Sixth, the market will go wrong whenever its prices function as forecasting mechanisms. A proper forecasting mechanism would weigh each individual's opinion by the precision of his or her knowledge. A market tends on the contrary to weigh each individual's opinion by his or her wealth. This means that whenever economic processes tend to revert to seem average level that the market is likely to get things wrong, for when prices rise above average those who are optimistic become richer and their opinions carry more weight and so prices tend to rise further above their likely long-run fundamental values. Bubbles and crashes, manias and panics, are thus built into the system.
Seventh, the market will go wrong whenever individuals are bad judges of their own long-term interests--note that I say when, not if. Humans are very bad at assessing and dealing with risk. Humans are not that great at appropriately weighting different conflicting pieces of information. And humans are absolutely horrible at dealing with substances or patterns of behavior that can be addictive.
Whenever the system falls into any one of these seven arenas of psychological, behavioral, or institutional myopia and market failure, the market will go wrong. A good government will put its thumb on the scale in order to offset all of these seven forms of market failure. A great government will have foresight and take care to structure political-economic institutions to make these seven arenas of myopia and market failure as small as possible.

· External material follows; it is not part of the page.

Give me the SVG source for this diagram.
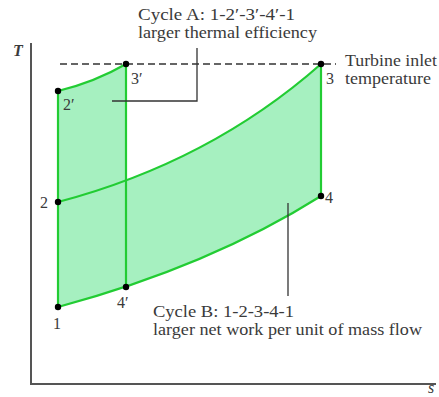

Remember this too. Keep it as an active process running on your wetware always. Lay up this idea in your heart and in your soul. Bind it for a sign upon your hand, that they may be as frontlets between your eyes. Teach it to your children when thou sittest in thine house, when thou walkest by the way, when thou liest down, and when thou risest up. And write them upon the door posts of thine house, and upon thy gates: that thy days and the days of thy children--or at least the commodities they own--may be multiplied.